Single : Black water – #1 in Billboard Hot 100, 1975
Band : The Doobie Brothers
Album : What were once vices are now habits.
Release : 1974
Genre : Bluegrass / Country Rock
The YouTube video I made with ‘Black Water’ as the background score : See below
The term ‘intellectual property’ didn’t exist in the 1970s Indian engineering college hostel where I spent five delightfully immoral years of my life. Whenever an album hit the Billboard Hot 100s in the US, we got a copy even before the grooves on the vinyl had fully hardened, thanks to Ranga, whose elder bro was already in the US. He would send a bunch of the latest LPs either by parcel or through friends who were coming home on vacation.
Ranga would rush it to our institute sound lab where a senior had rigged up a Hi-Fi Dolby Stereo spool deck. He would quickly have a master tape made and before he left the lab, the spool had been converted into about 10 audio cassettes. Very soon, the album would be belting away in every hostel and that’s how I got introduced to The Doobie Brothers. Through abetting large-scale piracy.
Albums those days were like the Voyager space probes. Ranga received this one from his bro around Pongal of 1974 and it orbited our hostels for a while. At Tapti Hostel, my neighbor, Tony, received a copy of the cassette and we spent the whole weekend getting stoned and listening to the lead singer, Patrick Simmons’ chart-topper, ‘Black Water’. That’s the one that’s playing in the movie I made on YouTube that you’ll find here:-
By the time the Tamil harvest festival got over, the album got a boost to Trichy through Srini’s bro who was doing his chem engineering at REC -Trichy then. At Trichy, the album cover was peppered by an asteroid belt, in the form of seeds and ash from all those chillums they were smoking. Some zapped individual then spilt arrack (Indian hooch) on it, leaving a horrible yellow stain and puffing up the cardboard of the cover. From Trichy, the battered LP suffered further abuse at REC-Kalikat, where Srini’s bro’s Sri Lankan pal had taken it.

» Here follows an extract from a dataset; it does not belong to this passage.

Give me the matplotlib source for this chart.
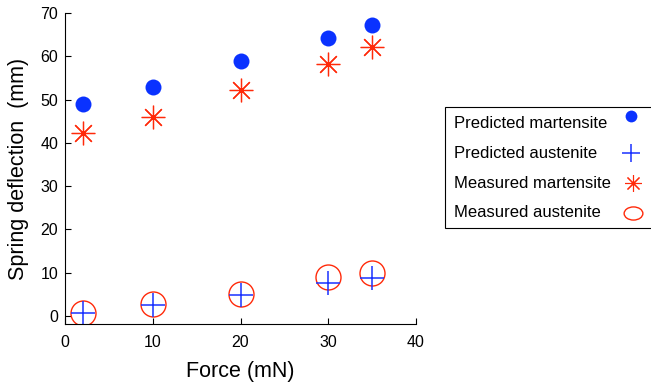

By now the LP was getting stuck at ‘I’d like ta hear some funk and dixieland, pretty mama gonna take me by the hand’. No matter. There was always a stoned pair of hands to lift the stylus and place it on the next groove. Those days, everybody in REC-Kalikat was stoned all the time. REC-Kalikat used ta look like Marlon Brando’s drug den in ‘Apocalypse now’.
The Sri Lankan student, a Tamil named Karuna had a voluptuous Mallu girlfriend in Ernakulam, daughter of a big-shot cashew plantation owner. Whenever he wanted to f—k and have all his filthy clothes washed at the same time, he rode up the coastal NH-47 in a KSTC bus, to Cochin. This time, Karuna was going to leave the album with his girlfriend, as payback for the weekend frolic in the hay.
It was on the bus that the LP gave up the ghost finally. A hefty bra-less Mallu peasant woman sat on it accidentally (Malayalee peasant women don’t believe in wearing bras and the Malayalee men seem not ta care. I could never be a Malayalee man). Anyways, the LP broke clean in two with a loud snap, under her weight. I could go on telling you what happened to Karuna amd Ms Boobs thereafter, but this is about The Doobie Brothers, not about some horny Sri Lankan machan I have never even met.
“Black Water” is a number in the The Doobie Brothers’ 1974 album ‘What were once vices are now habits’. It is quintessential Louisiana rock with a bluegrass sound, its beats beautiful and the violin ethereal, producing a lovely late 19th century Mississippi river paddle-wheel steamer ambience.
Bluegrass, a distinct musical form, was developed from elements of the traditional music of the Appalachian region of the United States, where immigrants from the UK and Ireland arrived in the 18th century, bringing with them their musical traditions. These were English, Scottish and Irish ballads and dance music that would be accompanied by violins or fiddles. Sorry, no Welsh. Except Richard Burton, the Welsh always kept a low profile. Do you read about Wales in the news ever? It’s there somewhere next to England, where burly men play rugby without any protection.
Good melody is what it is – universal. So, it was not long before the Appalachian ballads found their way down to Louisiana and Mississippi, where black musicians infused characteristics of the blues to the mix, transforming it into bluegrass.
‘Black Water’ is brilliant example of bluegrass-infused country rock. Watch out for the violin, it is mind blowing.
Oh, and the video is just me driving to and from work and has really nothing to do with The Doobie Brothers. I was trying to gain expertise, splicing audio into video with my new toy, Corel’s Video Studio Pro. Thanks for watching it. Think Steven Spielberg will need an assistant? Huh?